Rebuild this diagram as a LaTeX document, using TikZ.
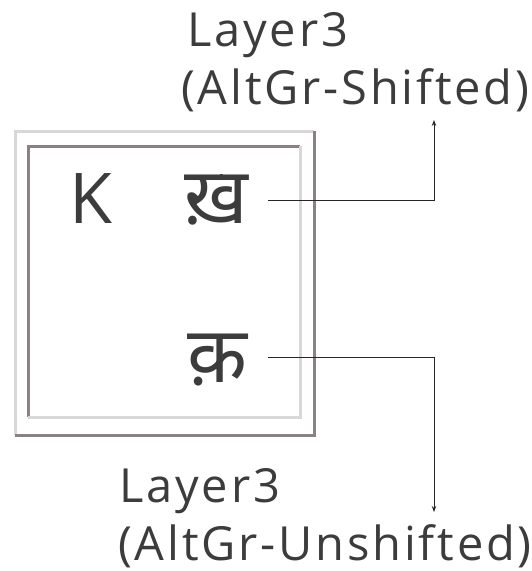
\documentclass[tikz,border=0pt]{standalone}
\usepackage{fontspec}
\setmainfont{Open Sans}
\newfontfamily\labfont[LetterSpace=6]{Open Sans}
\newfontfamily\devfont[Script=Devanagari]{Noto Sans}
\usetikzlibrary{arrows.meta}
\definecolor{darkfr}{HTML}{8A8282}
\definecolor{lightfr}{HTML}{D8D8D8}
\definecolor{txt}{HTML}{3C3C3C}
\tikzset{
  lab/.style={inner sep=0pt, anchor=base west, text=txt, font=\labfont\fontsize{47}{58}\selectfont},
  glyph/.style={inner sep=0pt, anchor=base west, text=txt},
  darkedge/.style={draw=darkfr, line width=3pt},
  lightedge/.style={draw=lightfr, line width=3pt},
  conn/.style={draw=black!85, line width=1pt},
  tip/.style={-{Stealth[length=6pt,width=4.5pt]}}
}
\begin{document}
\begin{tikzpicture}[x=1pt,y=-1pt]
\useasboundingbox (0,0) rectangle (531,571);
% bevelled key frame
\draw[lightedge] (15,435) -- (15,131) -- (314,131);
\draw[darkedge] (314,131) -- (314,435) -- (15,435);
\draw[darkedge] (28,417) -- (28,146) -- (300,146);
\draw[lightedge] (300,146) -- (300,417) -- (28,417);
% key legends
\node[glyph, font=\fontsize{70}{70}\selectfont\color{black!60}] (k) at (69,223) {K};
\node[glyph, font=\devfont\fontsize{78}{78}\selectfont] (kha) at (184,223) {ख़};
\node[glyph, font=\devfont\fontsize{78}{78}\selectfont] (ka) at (187,382) {क़};
% labels
\node[lab] (t1) at (187,46) {Layer3};
\node[lab] (t2) at (181,104) {(AltGr-Shifted)};
\node[lab] (b1) at (119,502) {Layer3};
\node[lab] (b2) at (118,560) {(AltGr-Unshifted)};
% connectors
\coordinate (s1) at (268,200);
\coordinate (c1) at (434,200);
\coordinate (e1) at (434,120);
\coordinate (s2) at (268,357);
\coordinate (c2) at (434,357);
\coordinate (e2) at (434,512);
\draw[conn, tip] (s1) -- (c1) -- (e1);
\draw[conn, tip] (s2) -- (c2) -- (e2);
\end{tikzpicture}
\end{document}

Do this: Return all of the data exactly as written, and drop the pictures.

Expected answer:
Rebuild this diagram as a LaTeX document, using TikZ.
\documentclass[tikz,border=0pt]{standalone}
\usepackage{fontspec}
\setmainfont{Open Sans}
\newfontfamily\labfont[LetterSpace=6]{Open Sans}
\newfontfamily\devfont[Script=Devanagari]{Noto Sans}
\usetikzlibrary{arrows.meta}
\definecolor{darkfr}{HTML}{8A8282}
\definecolor{lightfr}{HTML}{D8D8D8}
\definecolor{txt}{HTML}{3C3C3C}
\tikzset{
  lab/.style={inner sep=0pt, anchor=base west, text=txt, font=\labfont\fontsize{47}{58}\selectfont},
  glyph/.style={inner sep=0pt, anchor=base west, text=txt},
  darkedge/.style={draw=darkfr, line width=3pt},
  lightedge/.style={draw=lightfr, line width=3pt},
  conn/.style={draw=black!85, line width=1pt},
  tip/.style={-{Stealth[length=6pt,width=4.5pt]}}
}
\begin{document}
\begin{tikzpicture}[x=1pt,y=-1pt]
\useasboundingbox (0,0) rectangle (531,571);
% bevelled key frame
\draw[lightedge] (15,435) -- (15,131) -- (314,131);
\draw[darkedge] (314,131) -- (314,435) -- (15,435);
\draw[darkedge] (28,417) -- (28,146) -- (300,146);
\draw[lightedge] (300,146) -- (300,417) -- (28,417);
% key legends
\node[glyph, font=\fontsize{70}{70}\selectfont\color{black!60}] (k) at (69,223) {K};
\node[glyph, font=\devfont\fontsize{78}{78}\selectfont] (kha) at (184,223) {ख़};
\node[glyph, font=\devfont\fontsize{78}{78}\selectfont] (ka) at (187,382) {क़};
% labels
\node[lab] (t1) at (187,46) {Layer3};
\node[lab] (t2) at (181,104) {(AltGr-Shifted)};
\node[lab] (b1) at (119,502) {Layer3};
\node[lab] (b2) at (118,560) {(AltGr-Unshifted)};
% connectors
\coordinate (s1) at (268,200);
\coordinate (c1) at (434,200);
\coordinate (e1) at (434,120);
\coordinate (s2) at (268,357);
\coordinate (c2) at (434,357);
\coordinate (e2) at (434,512);
\draw[conn, tip] (s1) -- (c1) -- (e1);
\draw[conn, tip] (s2) -- (c2) -- (e2);
\end{tikzpicture}
\end{document}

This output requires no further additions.